- Small, wireless design makes this camera easy to deploy anywhere
- Free cloud storage for two hours worth of video clips
- Can be used indoors or out
- No zoom or two-way talk
- Average image quality
If you can get past its limitations, the Blink XT’s easy setup and operation makes it a good choice for those just getting into DIY home security.
The Blink XT is an indoor/outdoor version of the popular Blink security camera. It takes the basic specs of that model, adds weatherproofing and infrared night vision, and bumps the top resolution from 720p to 1080p. The basic Blink XT system includes the camera and a sync module for $130; additional cameras can be purchased for $120 each. Two, three, and five-camera systems are also available, each with a single sync module included.
The Blink XT boasts “simple installation” on the packaging, and it does not lie. The camera runs on a pair of AA lithium batteries, and you just need remove the back panel from the 3-by-3-inch square camera enclosure and pop them into the battery compartment. Download the Blink Home Monitor app for Android or iOS and follow the onscreen walkthrough to connect the camera and its slightly smaller sync module to your Wi-Fi network.

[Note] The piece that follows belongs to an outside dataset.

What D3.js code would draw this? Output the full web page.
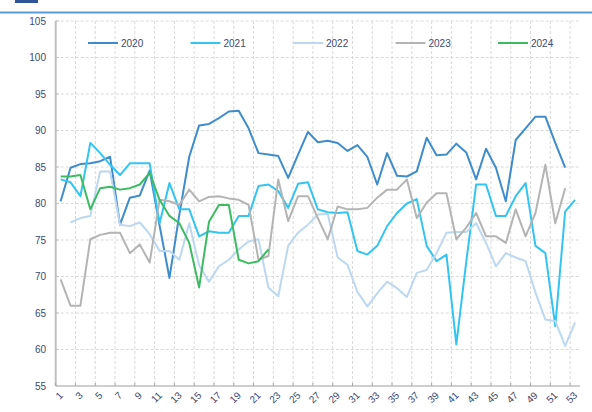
<!DOCTYPE html>
<meta charset="utf-8">
<style>
    body { margin: 0; background: #fff; }
    .grid line { stroke: #d9d9d9; stroke-dasharray: 3,2; stroke-width: 1; }
    .tick-label { font: 10px "Liberation Sans", Arial, sans-serif; fill: #3d4a72; }
    .legend-label { font: 10px "Liberation Sans", Arial, sans-serif; fill: #3d4a72; }
    .series { fill: none; stroke-width: 2; stroke-linejoin: round; }
</style>
<body>
<script src="https://cdnjs.cloudflare.com/ajax/libs/d3/7.8.5/d3.min.js"></script>
<script>
    // weeks 1..53
    var weeks = d3.range(1, 54);
    var yTicks = [55, 60, 65, 70, 75, 80, 85, 90, 95, 100, 105];
    var seriesNames = ["2020", "2021", "2022", "2023", "2024"];
    var seriesColors = ["#3f8ccc", "#33c4f2", "#bcd8f0", "#b4b4b4", "#3dbb63"];

    // values by week, null = no data
    var v2020 = [80.3, 84.9, 85.4, 85.5, 85.8, 86.4, 77.1, 80.8, 81.1, 84.5,
        77.0, 69.8, 78.5, 86.4, 90.7, 90.9, 91.7, 92.6, 92.7, 90.3,
        86.9, 86.7, 86.5, 83.5, 86.7, 89.8, 88.4, 88.6, 88.3, 87.2,
        88.0, 86.4, 82.6, 86.9, 83.8, 83.7, 84.4, 89.0, 86.6, 86.7,
        88.2, 87.0, 83.3, 87.5, 84.9, 80.3, 88.7, 90.3, 91.9, 91.9,
        88.3, 84.9, null];
    var v2021 = [83.3, 82.9, 81.0, 88.3, 86.9, 85.3, 83.9, 85.5, 85.5, 85.5,
        77.3, 82.8, 79.2, 79.2, 75.5, 76.2, 76.0, 76.0, 78.3, 78.3,
        82.4, 82.6, 81.7, 79.4, 82.7, 82.9, 79.2, 78.8, 78.7, 78.8,
        73.5, 73.0, 74.2, 76.9, 78.7, 80.0, 80.6, 74.2, 72.1, 73.0,
        60.7, 72.0, 82.6, 82.6, 78.3, 78.3, 81.0, 82.8, 74.2, 73.2,
        63.2, 78.9, 80.5];
    var v2022 = [null, 77.4, 78.0, 78.3, 84.4, 84.4, 77.1, 76.9, 77.4, 75.8,
        73.5, 73.5, 72.3, 77.3, 71.5, 69.3, 71.4, 72.3, 73.7, 74.8,
        75.1, 68.5, 67.3, 74.2, 76.0, 77.1, 78.5, 78.6, 72.6, 71.6,
        67.9, 65.9, 67.7, 69.3, 68.4, 67.2, 70.5, 70.9, 73.2, 76.0,
        76.1, 76.1, 77.3, 74.6, 71.4, 73.2, 72.6, 72.1, 67.8, 64.1,
        63.9, 60.5, 63.7];
    var v2023 = [69.6, 66.0, 66.0, 75.1, 75.7, 76.0, 76.0, 73.2, 74.4, 71.9,
        80.5, 80.3, 79.8, 81.9, 80.3, 80.9, 81.0, 80.7, 80.5, 79.8,
        72.3, 72.8, 83.3, 77.6, 81.0, 81.0, 78.0, 75.1, 79.6, 79.2,
        79.2, 79.4, 80.8, 81.9, 81.9, 83.3, 78.0, 80.1, 81.4, 81.4,
        75.1, 76.7, 78.7, 75.5, 75.5, 74.6, 79.2, 75.5, 78.7, 85.3,
        77.3, 82.1, null];
    var v2024 = [83.7, 83.7, 83.9, 79.2, 82.1, 82.3, 81.9, 82.1, 82.6, 84.2,
        80.5, 78.3, 77.3, 74.6, 68.5, 77.5, 79.8, 79.8, 72.3, 71.8,
        72.1, 73.7];
    var seriesValues = [v2020, v2021, v2022, v2023, v2024];

    var width = 592, height = 412;
    var plot = { left: 55.7, right: 580, top: 21, bottom: 386 };

    var svg = d3.select("body").append("svg")
        .attr("width", width)
        .attr("height", height);

    // header remnant (title cut off at top)
    svg.append("rect")
        .attr("x", 15).attr("y", 0).attr("width", 23).attr("height", 3)
        .attr("fill", "#2f5597");
    svg.append("line")
        .attr("x1", 0).attr("x2", width)
        .attr("y1", 12.5).attr("y2", 12.5)
        .attr("stroke", "#5b9bd5").attr("stroke-width", 2);

    var x = d3.scaleBand()
        .domain(weeks)
        .range([plot.left, plot.right])
        .padding(0);
    var bw = x.bandwidth();
    var cx = function (w) { return x(w) + bw / 2; };

    var y = d3.scaleLinear()
        .domain([55, 105])
        .range([plot.bottom, plot.top]);

    // gridlines
    var grid = svg.append("g").attr("class", "grid");
    grid.selectAll(".h")
        .data(yTicks.filter(function (d) { return d > 55; }))
        .enter().append("line")
        .attr("x1", plot.left).attr("x2", plot.right)
        .attr("y1", function (d) { return y(d); })
        .attr("y2", function (d) { return y(d); });
    var oddWeeks = weeks.filter(function (w) { return w % 2 === 1; });
    grid.selectAll(".v")
        .data(oddWeeks.filter(function (w) { return w > 1; }))
        .enter().append("line")
        .attr("x1", function (w) { return x(w); })
        .attr("x2", function (w) { return x(w); })
        .attr("y1", plot.top).attr("y2", plot.bottom);

    // axes
    svg.append("line")
        .attr("x1", plot.left).attr("x2", plot.left)
        .attr("y1", plot.top).attr("y2", plot.bottom)
        .attr("stroke", "#bfbfbf").attr("stroke-width", 2);
    svg.append("line")
        .attr("x1", plot.left).attr("x2", plot.right)
        .attr("y1", plot.bottom).attr("y2", plot.bottom)
        .attr("stroke", "#bfbfbf").attr("stroke-width", 1.5);
    svg.selectAll(".ytick")
        .data(yTicks)
        .enter().append("line")
        .attr("x1", plot.left).attr("x2", plot.left + 3)
        .attr("y1", function (d) { return y(d); })
        .attr("y2", function (d) { return y(d); })
        .attr("stroke", "#bfbfbf");
    svg.selectAll(".ylabel")
        .data(yTicks)
        .enter().append("text")
        .attr("class", "tick-label")
        .attr("x", 46)
        .attr("y", function (d) { return y(d); })
        .attr("dy", "0.35em")
        .attr("text-anchor", "end")
        .text(function (d) { return d; });

    svg.selectAll(".xtick")
        .data(oddWeeks)
        .enter().append("line")
        .attr("x1", function (w) { return x(w); })
        .attr("x2", function (w) { return x(w); })
        .attr("y1", plot.bottom - 3).attr("y2", plot.bottom)
        .attr("stroke", "#a6a6a6");
    svg.selectAll(".xlabel")
        .data(oddWeeks)
        .enter().append("text")
        .attr("class", "tick-label")
        .attr("text-anchor", "end")
        .attr("transform", function (w) {
            return "translate(" + (cx(w) + 3) + "," + (plot.bottom + 10) + ") rotate(-45)";
        })
        .text(function (w) { return w; });

    // series lines
    var line = d3.line()
        .defined(function (d) { return d.v != null; })
        .x(function (d) { return cx(d.w); })
        .y(function (d) { return y(d.v); });

    seriesNames.forEach(function (name, i) {
        var pts = seriesValues[i].map(function (v, j) { return { w: weeks[j], v: v }; });
        svg.append("path")
            .datum(pts)
            .attr("class", "series")
            .attr("stroke", seriesColors[i])
            .attr("d", line);
    });

    // legend
    var legend = svg.append("g")
        .selectAll("g")
        .data(seriesNames)
        .enter().append("g")
        .attr("transform", function (d, i) { return "translate(" + (88 + i * 102.5) + ",43)"; });
    legend.append("line")
        .attr("x1", 0).attr("x2", 30)
        .attr("stroke", function (d, i) { return seriesColors[i]; })
        .attr("stroke-width", 2);
    legend.append("text")
        .attr("class", "legend-label")
        .attr("x", 33)
        .attr("dy", "0.35em")
        .text(function (d) { return d; });
</script>
</body>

The beauty of the XT’s small, wireless design is that you can easily move it around your home and set it down whereever you want, as long as it’s within the approximately 100-foot range of the sync module. Its dimensions allow it to sit on any flat surface without need of a stand, and it can be easily angled for the best view.
For use outside, you’ll want to mount it using the included bracket, but even this takes less than 10 minutes. The XT has an IP65 weatherproof rating—meaning it’s “dust tight” and protected from water jets from a nozzle—and it has an operating temperature of -4 degrees to 113 degrees Fahrenheit. The sync module’s operating temperature is 32 degrees to 104 degrees F, but Blink doesn’t indicate an IP rating for it, so it should be kept indoors.
The XT has at 110-degree field of view, which was enough to take in my entire living room without too much fisheye distortion. A firmware update during testing seemed to transform an initially fuzzy image to a much clearer one, but the camera had a problem with bright light, whether from the sun or light bulbs, washing out portions of the image. Not surprisingly the best image quality is when I toggled up to the 1080p “enhanced” setting, but that will drain the batteries faster.
The camera’s single infrared light can be adjusted to provide up to 20 feet of night vision. It did a good job generally, but had an issue bouncing off reflective surfaces such as TV screens and chrome car bumpers and back into the lens, obscuring parts of the image. The greater the light’s intensity, the greater the glare. That’s not something you want to confront when you’re trying to identify an intruder.
The camera only records video when it detects motion. You can adjust clip duration from 5- to 60 seconds in the app, though longer recording times are more of a drain on the battery. The passive-infrared detection was very accurate—it only got tripped by humans and animals—and the alerts were timely. Clicking “view” on the notification takes you to the video clip, which you can download, share, or delete from the playback screen.
Video clips themselves are stored on Blink’s cloud servers. Blink doesn’t offer any subscriptions; instead, you get enough free storage for two hours of clips. Once that’s reached, clips are deleted on a first-in, first-out basis to make space.
The Blink Home Monitor app seems designed with ease-of-use as a priority, as everything you need to control and manage the XT is just a finger-tap or two away. You can turn motion detection on and off, access the video clip library (called the “clip roll”), and check the connection status of the sync module all from the camera app’s home screen.
The bulk of the camera controls, though, are in a settings menu that’s also accessed from the home screen. Here, you can adjust the motion detection sensitivity, change the intensity of the infrared “illuminator,” and toggle between three image quality presets. You can also set hot and cold thresholds for the camera’s temperature sensor and receive alerts when the ambient temperature falls outside this range.
Integration with other smart home products is pretty limited. You can tell Alexa to arm the camera and to display the feed on your Echo Spot or Echo Show. IFTTT integration allows you to connect the Blink system with Philips Hue smart bulbs.
The Blink XT’s keep-it-simple ethos means there are some common features missing. Some of these are pretty basic and sorely missed, including the ability to zoom into the image and a microphone for two-way talk. And while its image quality is OK, it does have some issues that could potentially interfere with capturing usable forensic evidence. With those caveats, we can say the Blink XT is viable option for anyone who is more concerned with convenience than cutting-edge features. Everyone else should look into some of the more robust options in our security camera guide.